Written task:
Drop the pictures and give back word for word the lines from the line holding "Give me the" to the line holding "const seriesColors = ['#74afd3', '#7ea35c'];", both included.

Provided records:
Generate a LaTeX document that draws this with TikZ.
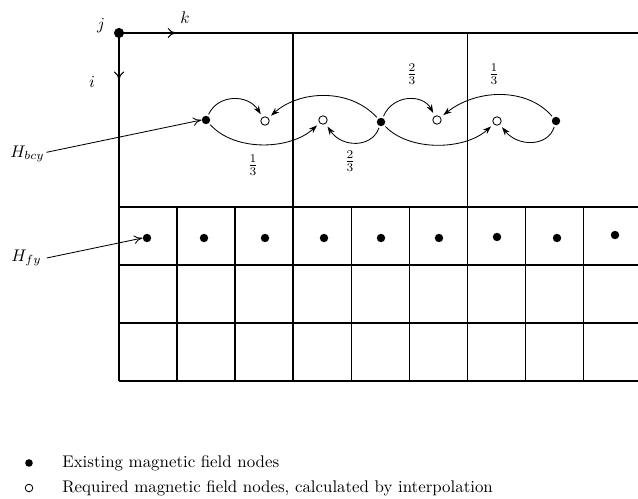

--

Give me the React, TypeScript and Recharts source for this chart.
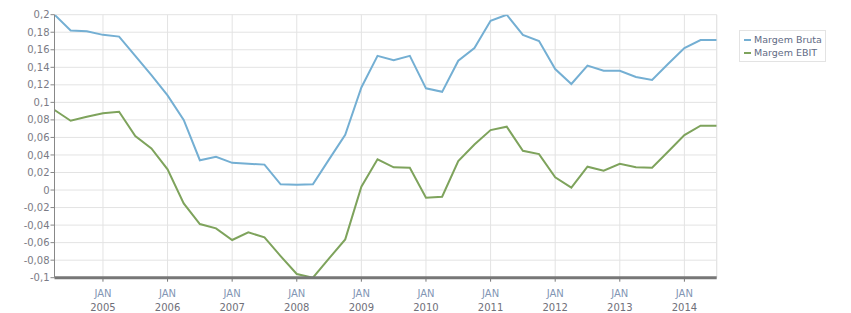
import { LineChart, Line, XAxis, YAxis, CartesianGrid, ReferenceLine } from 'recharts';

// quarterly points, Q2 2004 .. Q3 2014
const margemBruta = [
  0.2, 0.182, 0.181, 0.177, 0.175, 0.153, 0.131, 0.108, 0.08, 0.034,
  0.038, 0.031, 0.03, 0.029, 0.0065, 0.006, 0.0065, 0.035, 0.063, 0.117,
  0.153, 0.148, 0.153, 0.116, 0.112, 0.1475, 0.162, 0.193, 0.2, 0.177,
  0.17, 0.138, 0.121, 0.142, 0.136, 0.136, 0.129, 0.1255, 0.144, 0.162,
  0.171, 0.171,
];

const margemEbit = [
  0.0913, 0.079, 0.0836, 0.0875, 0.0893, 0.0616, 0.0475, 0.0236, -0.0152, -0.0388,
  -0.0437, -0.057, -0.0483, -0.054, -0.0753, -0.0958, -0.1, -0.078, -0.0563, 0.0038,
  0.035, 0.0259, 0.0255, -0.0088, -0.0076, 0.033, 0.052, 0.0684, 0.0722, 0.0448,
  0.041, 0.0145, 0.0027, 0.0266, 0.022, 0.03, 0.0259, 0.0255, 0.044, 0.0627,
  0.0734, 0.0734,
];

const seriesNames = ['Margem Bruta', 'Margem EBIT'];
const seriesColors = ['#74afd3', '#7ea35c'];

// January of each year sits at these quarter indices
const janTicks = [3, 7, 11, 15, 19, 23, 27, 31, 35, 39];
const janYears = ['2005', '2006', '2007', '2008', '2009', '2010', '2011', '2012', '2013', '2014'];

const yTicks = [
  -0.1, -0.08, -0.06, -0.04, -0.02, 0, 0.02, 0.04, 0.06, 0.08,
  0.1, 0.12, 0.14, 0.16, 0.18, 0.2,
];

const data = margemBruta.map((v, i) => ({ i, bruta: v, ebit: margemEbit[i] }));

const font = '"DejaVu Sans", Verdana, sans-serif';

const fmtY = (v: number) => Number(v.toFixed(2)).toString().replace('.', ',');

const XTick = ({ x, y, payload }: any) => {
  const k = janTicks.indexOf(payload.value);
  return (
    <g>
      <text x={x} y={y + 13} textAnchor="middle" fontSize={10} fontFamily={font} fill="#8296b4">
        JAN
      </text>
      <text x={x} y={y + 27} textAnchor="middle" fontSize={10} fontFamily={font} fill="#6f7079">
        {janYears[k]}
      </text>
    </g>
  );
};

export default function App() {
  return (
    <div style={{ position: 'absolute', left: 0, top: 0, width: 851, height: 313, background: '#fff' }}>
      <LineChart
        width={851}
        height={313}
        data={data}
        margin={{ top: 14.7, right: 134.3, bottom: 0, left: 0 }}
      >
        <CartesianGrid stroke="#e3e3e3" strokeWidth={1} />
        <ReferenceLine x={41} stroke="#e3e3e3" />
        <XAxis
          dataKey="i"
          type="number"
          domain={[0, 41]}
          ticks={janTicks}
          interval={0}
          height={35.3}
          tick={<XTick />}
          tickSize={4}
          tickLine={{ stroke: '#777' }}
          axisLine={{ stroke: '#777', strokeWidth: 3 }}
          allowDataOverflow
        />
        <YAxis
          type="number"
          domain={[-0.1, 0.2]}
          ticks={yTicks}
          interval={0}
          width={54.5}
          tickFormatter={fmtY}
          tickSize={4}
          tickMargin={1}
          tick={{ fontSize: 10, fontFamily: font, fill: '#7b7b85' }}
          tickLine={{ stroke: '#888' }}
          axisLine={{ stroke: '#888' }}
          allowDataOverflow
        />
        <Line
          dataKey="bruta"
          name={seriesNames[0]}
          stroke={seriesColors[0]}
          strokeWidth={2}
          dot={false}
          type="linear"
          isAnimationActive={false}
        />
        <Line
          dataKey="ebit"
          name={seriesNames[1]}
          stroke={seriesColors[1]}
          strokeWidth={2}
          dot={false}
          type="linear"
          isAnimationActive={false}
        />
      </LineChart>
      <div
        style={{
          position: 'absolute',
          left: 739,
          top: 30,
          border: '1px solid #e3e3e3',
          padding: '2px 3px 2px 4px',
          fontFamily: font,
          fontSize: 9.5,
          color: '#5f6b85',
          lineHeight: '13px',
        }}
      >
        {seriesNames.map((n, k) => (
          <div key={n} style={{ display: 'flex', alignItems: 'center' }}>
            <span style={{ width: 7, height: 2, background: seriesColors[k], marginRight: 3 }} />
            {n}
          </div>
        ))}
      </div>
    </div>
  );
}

Result of the task:
Give me the React, TypeScript and Recharts source for this chart.
import { LineChart, Line, XAxis, YAxis, CartesianGrid, ReferenceLine } from 'recharts';

// quarterly points, Q2 2004 .. Q3 2014
const margemBruta = [
  0.2, 0.182, 0.181, 0.177, 0.175, 0.153, 0.131, 0.108, 0.08, 0.034,
  0.038, 0.031, 0.03, 0.029, 0.0065, 0.006, 0.0065, 0.035, 0.063, 0.117,
  0.153, 0.148, 0.153, 0.116, 0.112, 0.1475, 0.162, 0.193, 0.2, 0.177,
  0.17, 0.138, 0.121, 0.142, 0.136, 0.136, 0.129, 0.1255, 0.144, 0.162,
  0.171, 0.171,
];

const margemEbit = [
  0.0913, 0.079, 0.0836, 0.0875, 0.0893, 0.0616, 0.0475, 0.0236, -0.0152, -0.0388,
  -0.0437, -0.057, -0.0483, -0.054, -0.0753, -0.0958, -0.1, -0.078, -0.0563, 0.0038,
  0.035, 0.0259, 0.0255, -0.0088, -0.0076, 0.033, 0.052, 0.0684, 0.0722, 0.0448,
  0.041, 0.0145, 0.0027, 0.0266, 0.022, 0.03, 0.0259, 0.0255, 0.044, 0.0627,
  0.0734, 0.0734,
];

const seriesNames = ['Margem Bruta', 'Margem EBIT'];
const seriesColors = ['#74afd3', '#7ea35c'];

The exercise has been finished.